If we however, stick with the default cluster size at runtime of 3, then the cluster could not have scaled down to 2 (the first node that failed wouldn’t have been voted out), but we would have kept consensus and write ability. But then when the second node fails and we’re down to 1, we lose consensus and write capability, just like the previous scenario, but we’re able to get back consensus and write capability if either of the two failed nodes comes back online, not just the latest failed node.

In conclusion, the only effective difference between minimum_core_cluster_size_at_runtime at 2 instead of the default of 3 is that when we’re down to 1 operational node (after having scaled down to cluster size of 2), we have to wait until the just-failed node comes back online, the one that failed before that can’t rejoin because adding a "new" node to the cluster requires consensus.

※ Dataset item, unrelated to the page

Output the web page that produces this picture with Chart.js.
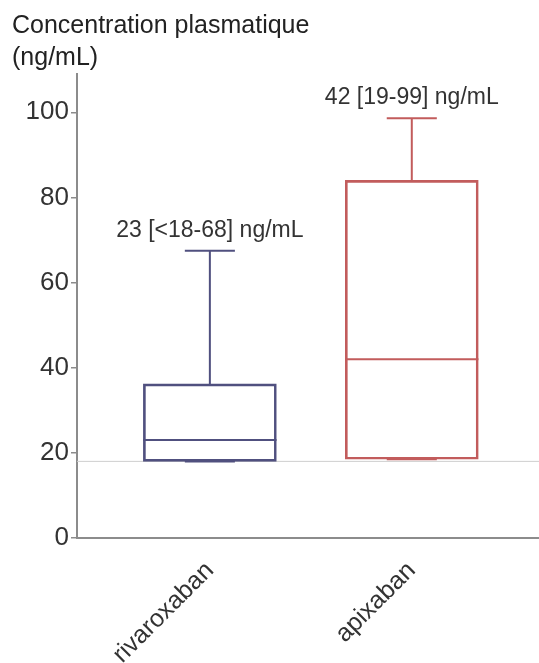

Having a smaller minimum_core_cluster_size_at_runtime is therefore a more relevant optimisation when the base/resting cluster size is larger (e.g. 5). In that situation, having a minimum_core_cluster_size_at_runtime of 3, rather than 5, allows the cluster to tolerate 3 failures, rather than 2, before losing write capability, i.e. provided that those 3 failures don’t happen faster than the cluster is able to vote out failing members (causal_clustering.leader_election_timeout). Using 2 instead of the default of 3 doesn’t affect the ability to tolerate 1 failure in 3. There typically however, isn’t a a good reason to have it set to 2. One may however set minimum_core_cluster_size_at_runtime to a smaller than the total number of cores in a cluster of 5 or more.